Knowledge Distillation (KD) aims to learn a compact student network using knowledge from a large pre-trained teacher network, where both networks are trained on data from the same distribution. However, in practical applications, the student network may be required to perform in a new scenario (i.e., the target domain), which usually exhibits significant differences from the known scenario of the teacher network (i.e., the source domain). The traditional domain adaptation techniques can be integrated with KD in a two-stage process to bridge the domain gap, but the ultimate reliability of two-stage approaches tends to be limited due to the high computational consumption and the additional errors accumulated from both stages. To solve this problem, we propose a new one-stage method dubbed ``Direct Distillation between Different Domains" (4Ds). We first design a learnable adapter based on the Fourier transform to separate the domain-invariant knowledge from the domain-specific knowledge. Then, we build a fusion-activation mechanism to transfer the valuable domain-invariant knowledge to the student network, while simultaneously encouraging the adapter within the teacher network to learn the domain-specific knowledge of the target data. As a result, the teacher network can effectively transfer categorical knowledge that aligns with the target domain of the student network. Intensive experiments on various benchmark datasets demonstrate that our proposed 4Ds method successfully produces reliable student networks and outperforms state-of-the-art approaches.
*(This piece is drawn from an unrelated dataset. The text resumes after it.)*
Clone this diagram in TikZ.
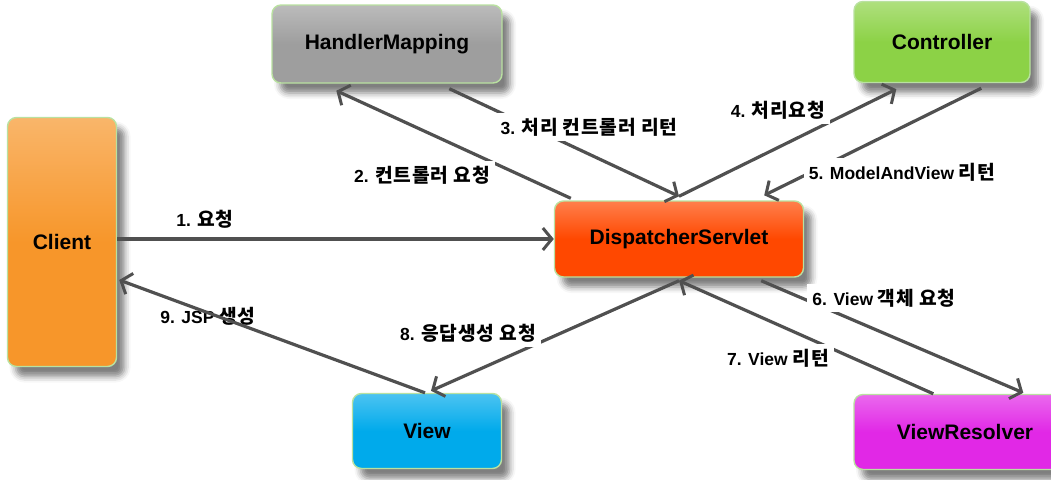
\documentclass[tikz,border=0pt]{standalone}
\usepackage{fontspec}
\setmainfont{Liberation Sans}
\newfontfamily\kr[Scale=1.1, LetterSpace=4]{Noto Sans CJK KR}
\newcommand{\hangul}[1]{{\kr #1}}
\usetikzlibrary{arrows.meta, shadows.blur}
\definecolor{clientc}{RGB}{247,150,42}
\definecolor{hmc}{RGB}{158,158,158}
\definecolor{ctrlc}{RGB}{140,210,70}
\definecolor{dsc}{RGB}{255,72,0}
\definecolor{viewc}{RGB}{0,170,235}
\definecolor{vrc}{RGB}{225,40,230}
\definecolor{boxrim}{RGB}{185,225,160}
\definecolor{arrc}{RGB}{80,80,80}
\tikzset{
  box/.style={draw=boxrim, line width=1.4pt, rounded corners=9pt,
    top color=#1!70!white, bottom color=#1, middle color=#1,
    font=\bfseries\fontsize{21}{24}\selectfont,
    blur shadow={shadow xshift=8pt, shadow yshift=-10pt, shadow opacity=50, shadow blur radius=6pt}},
  arr/.style={-{Straight Barb[length=9pt, width=22pt, line width=3pt]}, line width=3.2pt, draw=arrc},
  lbl/.style={font=\bfseries\fontsize{17.5}{20}\selectfont, fill=white, inner sep=5pt},
}
\begin{document}
\begin{tikzpicture}[x=1pt, y=-1pt]
  \clip (0,0) rectangle (1051,479);
  % components
  \node[box=clientc, minimum width=109pt, minimum height=249pt] (client) at (62,242) {Client};
  \node[box=hmc, minimum width=230pt, minimum height=78pt] (hm) at (387,44) {HandlerMapping};
  \node[box=ctrlc, minimum width=176pt, minimum height=81pt] (ctrl) at (942,42) {Controller};
  \node[box=dsc, minimum width=249pt, minimum height=76pt] (ds) at (679,239) {DispatcherServlet};
  \node[box=viewc, minimum width=149pt, minimum height=75pt] (view) at (427,431) {View};
  \node[box=vrc, minimum width=222pt, minimum height=75pt] (vr) at (965,432) {ViewResolver};
  % request flow
  \draw[arr] (client.east |- ds.west) -- (ds.west);
  \draw[arr] ([xshift=17pt,yshift=2pt]ds.north west) -- ([xshift=65pt,yshift=-7pt]hm.south west);
  \draw[arr] ([xshift=178pt,yshift=-5pt]hm.south west) -- ([yshift=4pt]ds.north);
  \draw[arr] ([yshift=4pt]ds.north) -- ([xshift=43pt,yshift=-6pt]ctrl.south west);
  \draw[arr] ([xshift=128pt,yshift=-5pt]ctrl.south west) -- ([xshift=-40pt,yshift=5pt]ds.north east);
  \draw[arr] ([xshift=-43pt,yshift=-3pt]ds.south east) -- ([xshift=170pt,yshift=1pt]vr.north west);
  \draw[arr] ([xshift=80pt]vr.north west) -- ([yshift=-3pt]ds.south);
  \draw[arr] ([yshift=-3pt]ds.south) -- ([xshift=4pt,yshift=2pt]view.north);
  % labels
  \node[lbl] (l1) at (205,219) {1. \hangul{요청}};
  \node[lbl] (l2) at (422,175) {2. \hangul{컨트롤러 요청}};
  \node[lbl] (l3) at (589,127) {3. \hangul{처리 컨트롤러 리턴}};
  \node[lbl] (l4) at (778,110) {4. \hangul{처리요청}};
  \node[lbl] (l5) at (902,172) {5. ModelAndView \hangul{리턴}};
  \node[lbl] (l6) at (884,298) {6. View \hangul{객체 요청}};
  \node[lbl] (l7) at (778,358) {7. View \hangul{리턴}};
  \node[lbl] (l8) at (468,333) {8. \hangul{응답생성 요청}};
  \node[lbl, fill=none] (l9) at (208,316) {9. JSP \hangul{생성}};
  \draw[arr] ([xshift=-2pt]view.north) -- ([xshift=2pt,yshift=-38pt]client.east);
\end{tikzpicture}
\end{document}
Direct Distillation between Different Domains

TL;DR

The paper tackles knowledge distillation when the student must operate in a target domain different from the teacher's source domain, a setting where traditional two-stage domain adaptation plus KD is costly and prone to error accumulation. It introduces 4Ds, a one-stage, data-free framework that uses a Fourier-transform–based adapter to decouple domain-invariant semantics from domain-specific styles in the teacher and a fusion-activation module to transfer the invariant knowledge to a smaller student, while the adapter learns target-domain specifics. The approach yields a lightweight, student-friendly teacher through minimal adapter parameters (about 2% of the teacher) and eliminates the need to access source data, achieving superior results over state-of-the-art KD and DA baselines across multiple benchmarks. Overall, 4Ds offers a practical, efficient solution for cross-domain model compression with strong empirical performance and data privacy advantages.

Abstract

Knowledge Distillation (KD) aims to learn a compact student network using knowledge from a large pre-trained teacher network, where both networks are trained on data from the same distribution. However, in practical applications, the student network may be required to perform in a new scenario (i.e., the target domain), which usually exhibits significant differences from the known scenario of the teacher network (i.e., the source domain). The traditional domain adaptation techniques can be integrated with KD in a two-stage process to bridge the domain gap, but the ultimate reliability of two-stage approaches tends to be limited due to the high computational consumption and the additional errors accumulated from both stages. To solve this problem, we propose a new one-stage method dubbed ``Direct Distillation between Different Domains" (4Ds). We first design a learnable adapter based on the Fourier transform to separate the domain-invariant knowledge from the domain-specific knowledge. Then, we build a fusion-activation mechanism to transfer the valuable domain-invariant knowledge to the student network, while simultaneously encouraging the adapter within the teacher network to learn the domain-specific knowledge of the target data. As a result, the teacher network can effectively transfer categorical knowledge that aligns with the target domain of the student network. Intensive experiments on various benchmark datasets demonstrate that our proposed 4Ds method successfully produces reliable student networks and outperforms state-of-the-art approaches.
Paper Structure (13 sections, 14 equations, 2 figures, 3 tables, 1 algorithm)

This paper contains 13 sections, 14 equations, 2 figures, 3 tables, 1 algorithm.

Figures (2)

  • Figure 1: Comparison between existing Knowledge Distillation (KD) methods and our Direct Distillation between Different Domains (4Ds). (a) Vanilla KD transfers knowledge from a fixed pre-trained teacher network to the student network where the data is identically distributed. (b) Our 4Ds trains the student network on the target data using the teacher network (with the learnable adapters) trained on the source data. "Adaptation after distillation" in (c) first learns a student network on the source data via KD and then generalizes the student network on the target data via Domain Adaptation (DA). "Distillation after adaptation" in (d) first adapts the teacher network trained on the source data to the target data via DA and then utilizes the adapted teacher network to guide the student network training on the target data via KD.
  • Figure 2: The diagram of our proposed 4Ds. (a) The teacher network $\mathcal{N}_{T}$ (ResNet34) and student network $\mathcal{N}_{S}$ (ResNet18) consist of four blocks, where each block further contains several ResBlocks. During training, both $\mathcal{N}_{T}$ and $\mathcal{N}_{S}$ interactively learn from the target data, where $\mathcal{N}_{T}$ is encouraged to produce accurate and useful category relations for $\mathcal{N}_{S}$ by updating its imposed adapters. Meanwhile, $\mathcal{N}_{S}$ is promoted to learn the valuable domain-invariant features as well as the reliable category relations from $\mathcal{N}_{T}$. (b) In our designed adapter, the input feature $\mathbf{f}^{T}$ is first fed into two learnable convolution layers to grasp the target-domain-specific knowledge. Subsequently, the original domain-specific knowledge is refurbished by mixing the amplitudes $\boldsymbol{\alpha}^{T}$ and $\boldsymbol{\alpha}^{T}_{\text{ad}}$, which are decoupled from the original $\mathbf{f}^{T}$ and adapted $\mathbf{f}^{T}_{\text{ad}}$, respectively. Finally, the output feature $\mathbf{f}^{T}_{\text{ift}}$ is recovered from the remained phase $\boldsymbol{\rho}^{T}$ from $\mathbf{f}^{T}$ and refurbished amplitude $\boldsymbol{\alpha}_{\text{ref}}^{T}$. (c) The input source images and target images are decoupled into phases and amplitudes by the Fourier transform and decoupling operations.